Features

A pint at the local #13 Chequers, Potters Bar

Written by Les Middlewood

Located on a difficult bend in Coopers Lane, on the road to Northaw, in the north-east corner of Potters Bar, stands the Chequers – once in a tiny cluster of houses but today also close to a large estate of post-WWII housing.

The original Chequers pub occupied a building opposite, now known as Chace House but formerly the New Inn – a building also used as a grocery. In 1841 Joseph Turner was the innkeeper and Hannah Tomlinson the grocer. The Jacques family were licensees from around 1770 until 1805 and it is thought that the pub “crossed the road” after 1807. The present pub building is Grade II listed and fashioned from two formerly adjoined buildings, one brick and one timber, dating from the 18thC and extended in the 19thC. It sits within the boundary of the nearby Enfield Chase, a huge hunting estate created after 1154 by Henry II but which ceased as an entity in 1770 and has since been mostly deforested for urban development and farmland.

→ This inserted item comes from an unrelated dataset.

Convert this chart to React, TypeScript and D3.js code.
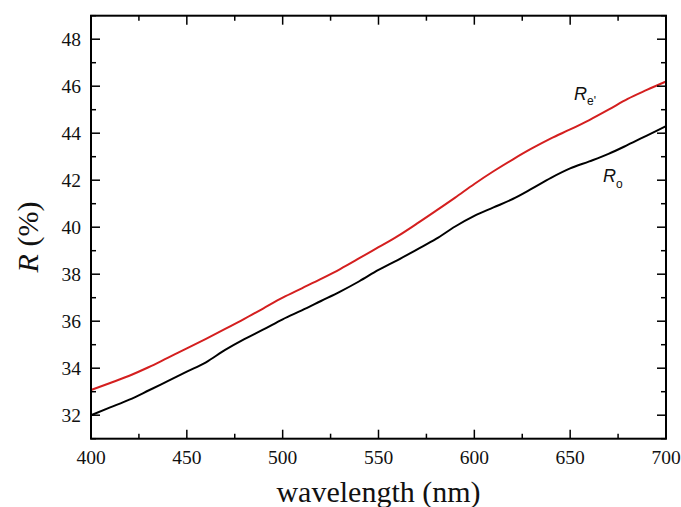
import React from "react";
import * as d3 from "d3";

const wavelengths = [400,410,420,430,440,450,460,470,480,490,500,510,520,530,540,550,560,570,580,590,600,610,620,630,640,650,660,670,680,690,700];
const reValues = [33.07,33.37,33.68,34.04,34.44,34.84,35.25,35.67,36.1,36.55,37.0,37.4,37.8,38.22,38.68,39.15,39.62,40.15,40.7,41.26,41.84,42.38,42.88,43.35,43.78,44.16,44.56,45.0,45.46,45.84,46.2];
const roValues = [32.0,32.33,32.66,33.05,33.45,33.85,34.25,34.78,35.24,35.65,36.08,36.46,36.86,37.26,37.7,38.18,38.6,39.05,39.5,40.03,40.48,40.84,41.2,41.64,42.1,42.5,42.8,43.12,43.5,43.9,44.3];
const xTicks = [400,450,500,550,600,650,700];
const xMinor = [425,475,525,575,625,675];
const yTicks = [32,34,36,38,40,42,44,46,48];
const yMinor = [31,33,35,37,39,41,43,45,47,49];

const W = 681, H = 507;
const L = 91, R = 666, T = 15.7, B = 438.7;

export default function App() {
  const x = d3.scaleLinear().domain([400, 700]).range([L, R]);
  const y = d3.scaleLinear().domain([31, 49]).range([B, T]);
  const line = d3.line<number>().x((_, i) => x(wavelengths[i])).y((d) => y(d)).curve(d3.curveMonotoneX);
  const serif = "'Liberation Serif', 'Times New Roman', serif";
  const sans = "'Liberation Sans', Arial, sans-serif";
  const major = 9, minor = 5;
  return (
    <svg width={W} height={H} style={{ position: "absolute", left: 0, top: 0, background: "#fff" }}>
      <rect x={0} y={0} width={W} height={H} fill="#fff" />
      <path d={line(roValues) || ""} fill="none" stroke="#000" strokeWidth={2} />
      <path d={line(reValues) || ""} fill="none" stroke="#d41f1f" strokeWidth={2} />
      <rect x={L} y={T} width={R - L} height={B - T} fill="none" stroke="#000" strokeWidth={2} />
      {xTicks.map((t) => (
        <g key={"xt" + t}>
          <line x1={x(t)} x2={x(t)} y1={B} y2={B - major} stroke="#000" strokeWidth={1.5} />
          <line x1={x(t)} x2={x(t)} y1={T} y2={T + major} stroke="#000" strokeWidth={1.5} />
          <text x={x(t)} y={464} textAnchor="middle" fontFamily={serif} fontSize={19.5} fill="#111">{t}</text>
        </g>
      ))}
      {xMinor.map((t) => (
        <g key={"xm" + t}>
          <line x1={x(t)} x2={x(t)} y1={B} y2={B - minor} stroke="#000" strokeWidth={1.5} />
          <line x1={x(t)} x2={x(t)} y1={T} y2={T + minor} stroke="#000" strokeWidth={1.5} />
        </g>
      ))}
      {yTicks.map((t) => (
        <g key={"yt" + t}>
          <line x1={L} x2={L + major} y1={y(t)} y2={y(t)} stroke="#000" strokeWidth={1.5} />
          <line x1={R} x2={R - major} y1={y(t)} y2={y(t)} stroke="#000" strokeWidth={1.5} />
          <text x={81} y={y(t) + 6.6} textAnchor="end" fontFamily={serif} fontSize={19.5} fill="#111">{t}</text>
        </g>
      ))}
      {yMinor.map((t) => (
        <g key={"ym" + t}>
          <line x1={L} x2={L + minor} y1={y(t)} y2={y(t)} stroke="#000" strokeWidth={1.5} />
          <line x1={R} x2={R - minor} y1={y(t)} y2={y(t)} stroke="#000" strokeWidth={1.5} />
        </g>
      ))}
      <text x={(L + R) / 2} y={502} textAnchor="middle" fontFamily={serif} fontSize={30} fill="#111">wavelength (nm)</text>
      <text transform="translate(38,237) rotate(-90)" textAnchor="middle" fontFamily={serif} fontSize={30} fill="#111">
        <tspan fontStyle="italic">R</tspan> (%)
      </text>
      <text x={574} y={99.5} fontFamily={sans} fontSize={18} fontStyle="italic" fill="#111">
        R<tspan fontSize={12} fontStyle="normal" dy={5}>e'</tspan>
      </text>
      <text x={603} y={182} fontFamily={sans} fontSize={18} fontStyle="italic" fill="#111">
        R<tspan fontSize={12} fontStyle="normal" dy={6}>o</tspan>
      </text>
    </svg>
  );
}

The Chequers wearing its Benskins livery of the 1950s

In 1815 the pub was part of the Hatfield Brewery tied estate and by 1837 was in the hands of Alfred Pryor. His son Edward bought the brewery and its pubs in 1876 and in 1881 his brother-in-law, Percy Reid, joined the company which continued as Pryor Reid. In 1920 the company – and the Chequers – was sold to Benskin’s of Watford who were bought by Ind Coope in 1957 and then subsequently Allied Breweries in 1961 when Ind Coope joined Taylor Walker and Ansells in the new company. It was in 1976 that real ale re-appeared at the Chequers in the shape of Ind Coope Burton Ale but in 1978, as part of a larger pub swap, the pub was transferred to Courage who installed handpumps for Courage Bitter and, fairly rare for the time, Courage Directors. A major re-fit in 1987 opened out the interior of the pub which went on to be passed through the hands of pub companies.

Paul and Gill Englefield have been at the helm since 2000 having previously had time at the Sebright Arms in Barnet. They have freedom to source their own real ales, with Greene King IPA the staple regular and a second, sometimes third, beer from wherever – Vale brewery when I visited. All cask ales are served direct from the barrels in the cooled cellar.

The Chequers as it is today

Open all day from 11.30am, the pub offers a menu of hearty meals or light bites from Monday to Saturday – lunchtime and evening – and Sunday roasts until 3pm. The large garden with play equipment is a major draw for families, with weekend barbeques in the summer months and special food events at Easter (including an egg hunt), St.George’s Day and Halloween. There are regular charity events raising money for the likes of Prostate Cancer and Herts Air Ambulance and outside of the pub Gill finds time to run a Youth Club at Wayside Jubilee Centre. Back at the pub, Wednesday is Quiz Night.

The comfortable single bar has two distinct areas featuring local photographs and with TV Sport and pub games. Paul says “The Chequers is a friendly family pub for everyone, young and old, where everyone mixes. Its heart is definitely in the local community but we have visitors from all over the area.”

And what of the pub name? Generally, it is thought the name “Chequers” was brought to England by the Romans (so that’s what they did for us) and there is evidence that it was already in use in Pompeii, for a game similar to draughts. Later the name was used in connection with money lending, some publicans acting as bankers. But here at the Chequers in Potters Bar, local tradition directs that the pub was named after the chequer, the fruit of the service tree which was once used as a remedy for colic. And if we need another connection to pubs, before the introduction of hops, the fruit was used to flavour beer.

If you are driving make sure you take heed of the pub’s very own traffic light as you leave the car park – the only pub in Britain with such an arrangement. The Chequers is 1½ miles from Potters Bar Station but can be reached from there by catching the Waltham Cross-bound 242 bus service which operates Monday to Saturday. Alight at Torrington Drive.